Three ingredients are necessary for the existence of a right of easement, namely;
The right can be exercised or enjoyed either by the owner or the occupier of the heritage which benefits by the right. The heritages need not be contiguous but may lie at a distance from each other, as in the case of an easement to graze cattle.
According to English law an easement is a privilege without profit, which the owner of one tenement has a right to enjoy in respect of that tenement in or over the tenement of another person, by reason whereof the latter is obliged to suffer or refrain from doing something on his own tenement for the advantage of the former.
Goddard: Thus according to English law a right of easement does not entitle the dominant owner to take out of the servient tenement any corporeal thing except water, as water is not a part of the soil of the servient tenement or of the produce of it. But Indian law includes profits as well. Under English law such rights are called profits a prendre and are considered as distinct from easements. They are defined as rights appurtenant to land which are supplemented by the light to enjoy the profits of the land over which they are exercised.

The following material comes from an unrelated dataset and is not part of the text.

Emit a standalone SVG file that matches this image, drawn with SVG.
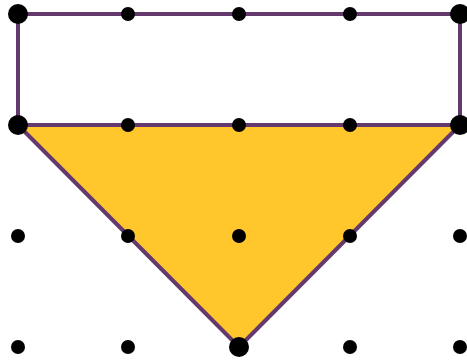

Julkar is a water right, a right to the produce of the water, such as fish. When these rights are not appurtenant to other heritages, they are not easements. Also when these Julkar rights entitle their holder to all the profits derivable from a river, lake, or other water, subject to no restriction in favour of the owner of the bed, they cannot be called easements. The Julkar right of fishery in small and shallow rivers, the beds of which are recognized as the property of the claimant himself, is unquestionably a right of property.